Fee-based accounts are catching on rather slowly at banks, according to Kehrer-Limra. It said fee-based platforms accounted for 6.7% of bank investment programs' revenue in 2007. Kenneth Kehrer, the research director at Kehrer-Limra, said the riddle of how to make fee-based investment sales appealing to brokers is slowing acceptance of that model throughout the industry.

He said banks are not willing to pay advisers attractive sums up front for the assets they bring in "because it's like paying in advance."

One solution is to hire reps who already have a large book of fee-based business. Fulton Financial Corp. in Lancaster, Pa., hired 15 advisers over the past year who have helped its retail brokerage unit build its fee-based platform to about $150 million of assets within the past six months, said David Hanson, chairman of Fulton Financial Advisors, the bank's wealth unit.

"We've made a lot more progress a lot more quickly than I would have anticipated," he said. "By far the biggest progress we've seen has been from recruiting."

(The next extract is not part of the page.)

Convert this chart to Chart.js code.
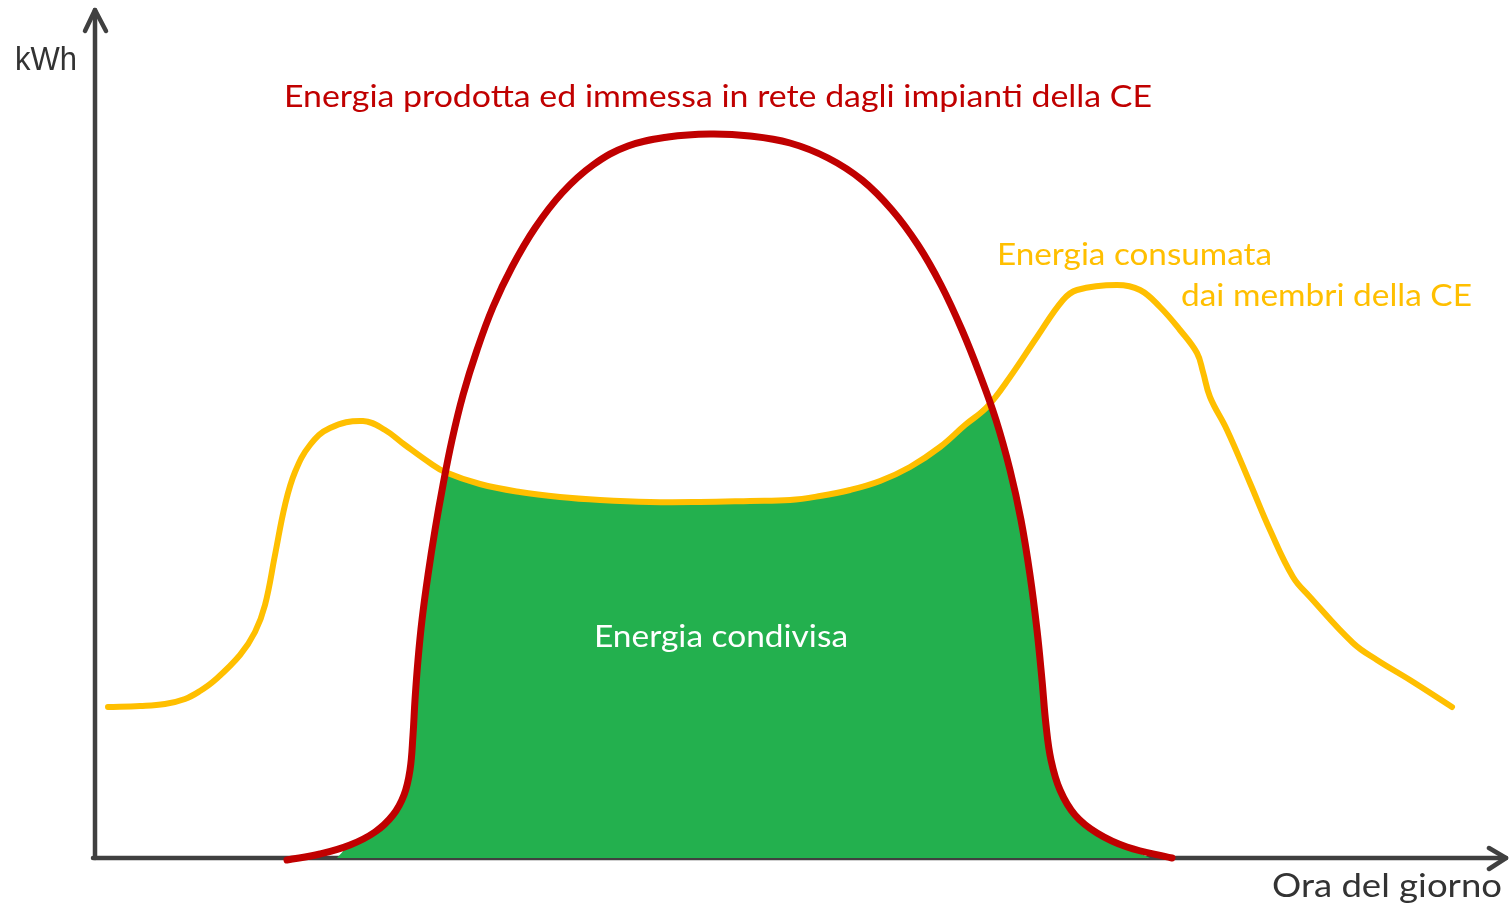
<!DOCTYPE html>
<html>
<head>
<meta charset="utf-8">
<script src="https://cdn.jsdelivr.net/npm/chart.js@4/dist/chart.umd.min.js"></script>
<style>
  html, body { margin: 0; padding: 0; background: #ffffff; }
  #wrap { width: 1509px; height: 912px; position: relative; }
</style>
</head>
<body>
<div id="wrap"><canvas id="c"></canvas></div>
<script>
// ---- Data (arbitrary units: x = time of day, y = kWh) ----
const consumoX = [1.3, 4.5, 7.0, 9.0, 10.5, 12.0, 14.5, 16.0, 17.0, 18.0, 19.0, 20.0, 21.5, 23.5, 26.8, 29.0, 31.0, 33.5, 35.0, 38.5, 42.5, 46.5, 50.5, 55.5, 60.5, 65.5, 69.5, 72.5, 75.5, 78.5, 81.5, 84.5, 87.0, 89.2, 91.5, 94.2, 96.8, 98.2, 102.2, 104.5, 106.5, 108.5, 110.2, 110.8, 111.5, 113.2, 115.5, 117.5, 119.8, 121.5, 125.8, 128.2, 131.5, 135.7];
const consumoY = [15.1, 15.2, 15.4, 15.9, 16.7, 17.8, 20.3, 22.6, 25.3, 30.3, 35.3, 38.6, 41.3, 43.0, 43.7, 42.8, 41.3, 39.5, 38.6, 37.4, 36.6, 36.1, 35.8, 35.6, 35.6, 35.7, 35.8, 36.2, 36.8, 37.7, 39.1, 41.1, 43.3, 45.1, 48.1, 52.1, 55.8, 56.8, 57.3, 56.8, 55.1, 52.8, 50.5, 48.6, 46.1, 42.8, 37.5, 32.8, 28.1, 26.1, 21.5, 19.8, 17.8, 15.1];

const produzioneX = [19.2, 22.5, 25.5, 28.0, 29.8, 30.9, 31.5, 31.8, 32.0, 32.3, 32.7, 33.3, 34.0, 34.8, 35.7, 36.8, 38.2, 39.8, 41.7, 44.0, 46.7, 49.8, 53.3, 57.3, 61.5, 65.5, 69.5, 73.3, 76.7, 79.7, 82.3, 84.6, 86.7, 88.5, 90.1, 91.5, 92.6, 93.5, 94.2, 94.7, 95.1, 95.6, 96.5, 98.0, 100.2, 103.2, 107.7];
const produzioneY = [-0.2, 0.4, 1.3, 2.6, 4.3, 6.3, 8.8, 12.3, 15.8, 19.8, 23.8, 28.3, 32.8, 37.3, 41.8, 46.3, 50.8, 55.1, 59.1, 63.0, 66.5, 69.3, 71.2, 72.1, 72.4, 72.2, 71.5, 70.0, 67.8, 64.8, 61.3, 57.3, 52.8, 48.3, 43.8, 38.8, 33.8, 28.3, 22.8, 17.8, 13.3, 9.8, 6.8, 4.3, 2.5, 1.1, 0.0];

const condivisaX = [24.2, 25.5, 28.0, 29.8, 30.9, 31.5, 31.8, 32.0, 32.3, 32.7, 33.3, 34.0, 34.8, 35.0, 38.5, 42.5, 46.5, 50.5, 55.5, 60.5, 65.5, 69.5, 72.5, 75.5, 78.5, 81.5, 84.5, 87.0, 89.5, 90.1, 91.5, 92.6, 93.5, 94.2, 94.7, 95.1, 95.6, 96.5, 98.0, 100.2, 103.2, 105.5];
const condivisaY = [0.0, 1.3, 2.6, 4.3, 6.3, 8.8, 12.3, 15.8, 19.8, 23.8, 28.3, 32.8, 37.3, 38.6, 37.4, 36.6, 36.1, 35.8, 35.6, 35.6, 35.7, 35.8, 36.2, 36.8, 37.7, 39.1, 41.1, 43.3, 45.4, 43.8, 38.8, 33.8, 28.3, 22.8, 17.8, 13.3, 9.8, 6.8, 4.3, 2.5, 1.1, 0.0];

const xRange = [0, 141];
const yRange = [0, 84.6];

const labelY = 'kWh';
const labelX = 'Ora del giorno';
const labelProduzione = 'Energia prodotta ed immessa in rete dagli impianti della CE';
const labelConsumo1 = 'Energia consumata';
const labelConsumo2 = 'dai membri della CE';
const labelCondivisa = 'Energia condivisa';

const pts = (xs, ys) => xs.map((x, i) => ({ x: x, y: ys[i] }));

const RED = '#c00000';
const YELLOW = '#ffbf00';
const GREEN = '#23b04e';
const AXIS = '#404040';

function drawFit(ctx, text, x, baseline, targetW, font, color) {
  ctx.save();
  ctx.font = font;
  ctx.fillStyle = color;
  ctx.textBaseline = 'alphabetic';
  ctx.textAlign = 'left';
  const w = ctx.measureText(text).width;
  const s = targetW / w;
  ctx.translate(x, baseline);
  ctx.scale(s, 1);
  ctx.fillText(text, 0, 0);
  ctx.restore();
}

const axesPlugin = {
  id: 'axesArrows',
  beforeDatasetsDraw(chart) {
    const ctx = chart.ctx;
    const a = chart.chartArea;
    ctx.save();
    ctx.strokeStyle = AXIS;
    ctx.lineWidth = 4.5;
    ctx.lineCap = 'round';
    ctx.lineJoin = 'round';
    ctx.beginPath();
    ctx.moveTo(a.left, a.bottom);
    ctx.lineTo(a.left, a.top - 2);
    ctx.stroke();
    ctx.beginPath();
    ctx.moveTo(a.left - 10, a.top + 19);
    ctx.lineTo(a.left, a.top - 2);
    ctx.lineTo(a.left + 11, a.top + 19);
    ctx.stroke();
    ctx.beginPath();
    ctx.moveTo(a.left - 2, a.bottom);
    ctx.lineTo(a.right + 1, a.bottom);
    ctx.stroke();
    ctx.beginPath();
    ctx.moveTo(a.right - 16, a.bottom - 10);
    ctx.lineTo(a.right + 1, a.bottom);
    ctx.lineTo(a.right - 16, a.bottom + 11);
    ctx.stroke();
    ctx.restore();
  },
  afterDatasetsDraw(chart) {
    const ctx = chart.ctx;
    const LATO = '"Lato", "Open Sans", sans-serif';
    drawFit(ctx, labelY, 15, 70, 62, '33px "Liberation Sans", Arial, sans-serif', '#333333');
    drawFit(ctx, labelProduzione, 284, 107, 868, '31px ' + LATO, RED);
    drawFit(ctx, labelConsumo1, 997, 265, 275, '31px ' + LATO, YELLOW);
    drawFit(ctx, labelConsumo2, 1181, 306, 291, '31px ' + LATO, YELLOW);
    drawFit(ctx, labelCondivisa, 594, 647, 254, '31px ' + LATO, '#ffffff');
    drawFit(ctx, labelX, 1272, 897, 230, '33px ' + LATO, '#333333');
  }
};

const common = { pointRadius: 0, tension: 0.4, clip: false };

new Chart(document.getElementById('c'), {
  type: 'line',
  data: {
    datasets: [
      Object.assign({
        label: 'Produzione',
        data: pts(produzioneX, produzioneY),
        borderColor: RED,
        borderWidth: 7,
        borderCapStyle: 'round',
        borderJoinStyle: 'round',
        fill: false,
        order: 0
      }, common),
      Object.assign({
        label: 'Consumo',
        data: pts(consumoX, consumoY),
        borderColor: YELLOW,
        borderWidth: 6,
        borderCapStyle: 'round',
        borderJoinStyle: 'round',
        fill: false,
        order: 1
      }, common),
      Object.assign({
        label: 'Condivisa',
        data: pts(condivisaX, condivisaY),
        borderColor: 'rgba(0,0,0,0)',
        borderWidth: 0,
        backgroundColor: GREEN,
        fill: 'origin',
        order: 2
      }, common)
    ]
  },
  options: {
    responsive: true,
    maintainAspectRatio: false,
    animation: false,
    events: [],
    layout: { padding: { left: 95, right: 4, top: 12, bottom: 54 } },
    scales: {
      x: { type: 'linear', min: xRange[0], max: xRange[1], display: false },
      y: { type: 'linear', min: yRange[0], max: yRange[1], display: false }
    },
    plugins: {
      legend: { display: false },
      tooltip: { enabled: false },
      title: { display: false }
    }
  },
  plugins: [axesPlugin]
});
</script>
</body>
</html>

It's a challenge to convert brokers to the fee approach, Hanson said. The brokerage has been on a push to expand its fee-based business since the middle of last year, when it converted to a Raymond James Financial Corp. platform. Between the gradual acceptance from existing brokers, and the influx of new brokers, Fulton Financial Advisors expects to increase revenue, he said.

Mutual fund investors shifted away from commissions and toward fees last year. Of new fund sales through brokers and advisers in 2008, 62% did not involve front-end fees, according to a study by Strategic Insight Mutual Fund Research and Consulting LLC.

At First Tennessee, reps say that clients who have adopted the fee-based approach said like the sense of having their interests aligned with their advisers, Aur said. It developed its RIA platform to generate more revenue from affluent clients. He said stronger market conditions could lead to a spike in growth.

"A down market is not a good time to roll out anything," he said. "But now that we're out there, when the market turns we will have a chance to capture assets and clients from other firms."